Today, faithful communities of Dominican nuns in several states and Dominican Friars in the Eastern Province, where I live, are being flooded with so many vocations that their novices are sometimes living two to a room because monasteries can’t be expanded fast enough for the influx.

It’s been called a “Dominican moment” because the culture of lies and death is ascendent, just as it was in St. Dominic’s time, and we need the same remedy: Truth. 

When St. Dominic de Guzmán (1170-1221) preached to the Albigensian heretics of southern France, he preached the gospel of life and the goodness of the material world as a creation of God, who is goodness itself. The Albigensians had adopted a form of first-century Gnosticism (which showed up as Manichaeism in the time of Augustine), believing that there were two gods of equal power: a “good” god of the spiritual world and an “evil” god of the material world. 

Therefore, if matter was evil, it was just fine to commit suicide or do anything with your own body because the body was evil anyway, so you might as well forget marriage, have orgies, and even kill your children if they got in the way of your fun.

Sound familiar?

Finding a “Preaching” Style

Dominicans are known as the Order of Preachers. Lay Dominicans “preach” according to their gifts and circumstances. For years, I shared the Good News by creating calligraphic artwork on spiritual themes pointing to the glory of God and the joy of Christian life.

Then, one day as I lounged in a cushy chair in a retreat house library, God planted a new seed that grew into my current calling.

Flipping through The Catholic Encyclopedia, I saw the word “hypocrisy” and wondered whether the definition matched the one our mom gave us: “Thinking one thing and doing another.” 

The definition was, “Pretending to have a virtue we don’t have.” I asked myself, “Why didn’t I know that?” After all, one-third of the Summa is on virtue and vice. Still, I couldn’t define “hypocrisy” off the top of my head. And if I couldn’t do it, how much more those who don’t even care about virtue? If they knew what the virtues were and the life-changing benefits of practicing them, would they strive to live differently? My brush with St. Thérèse made me want to be a saint. Could I help others develop that desire, too?

Eventually, I realized God was calling me to let others know what the virtues are – and the benefits, now and forever, of cultivating them. After a decade of study, prayer, and Dominican formation, I was ready, with God’s help, for my new apostolate.

Universal Call

Vatican II proclaimed a universal call to holiness, a call that Jesus gave us in Matthew 5:48: “Be perfect as your heavenly Father is perfect.” This call lay dormant for many people who had come to think that only priests and religious had a call to sainthood. The rest of us would get to heaven on their coattails.

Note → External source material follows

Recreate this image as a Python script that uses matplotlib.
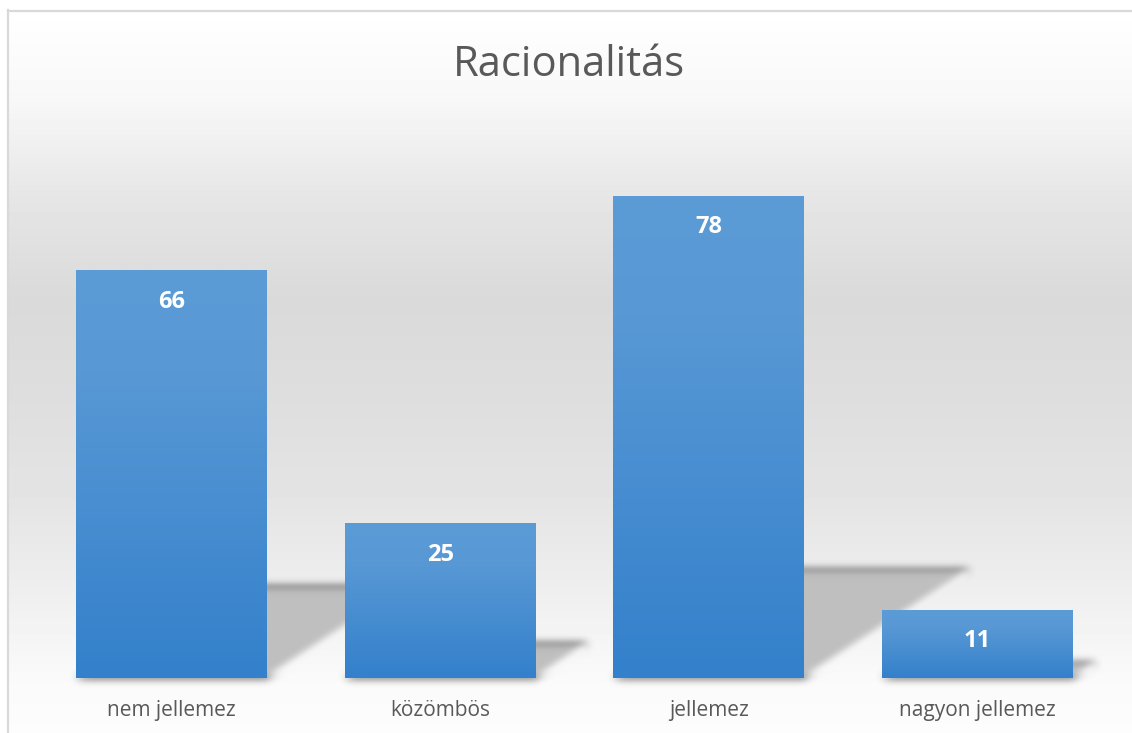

Through the work of, for example, St. Josemaría Escrivá promoting a saintly life for lay people and the writing of Dominican theologian Servais Pinckaers that helped reclaim virtue as the way to be happy instead of being just a list of do’s and don’ts, the universal vocation to holiness reached the ears of the Vatican to become one of the Council’s primary messages (see Lumen Gentium, chapter 5).

By the time I started VirtueConnection.com in 2014, the lay call to holiness was strong in the bloodstream of Catholic thinking. Having been inspired by the Summa and the saints to transform my vices into virtues, my mission would be to pass along saintly inspiration to be holy, aided by practical ways to change habits gleaned from the latest research in psychology and neuroscience.

It’s my joy to help people know what the saints know: that cooperating with God to grow in virtues like patience, forgiveness, and gratitude helps confessed vices like anger and resentment fall away because our new good habits leave a lot less room for the bad ones. 

My Dominican vocation is central to maintaining a joyful commitment to spiritual growth and sharing the power of the virtues. The example and support of my brothers and sisters has been irreplaceable as we walk together to heaven – bringing as many people with us as possible – following in the footsteps of St. Dominic.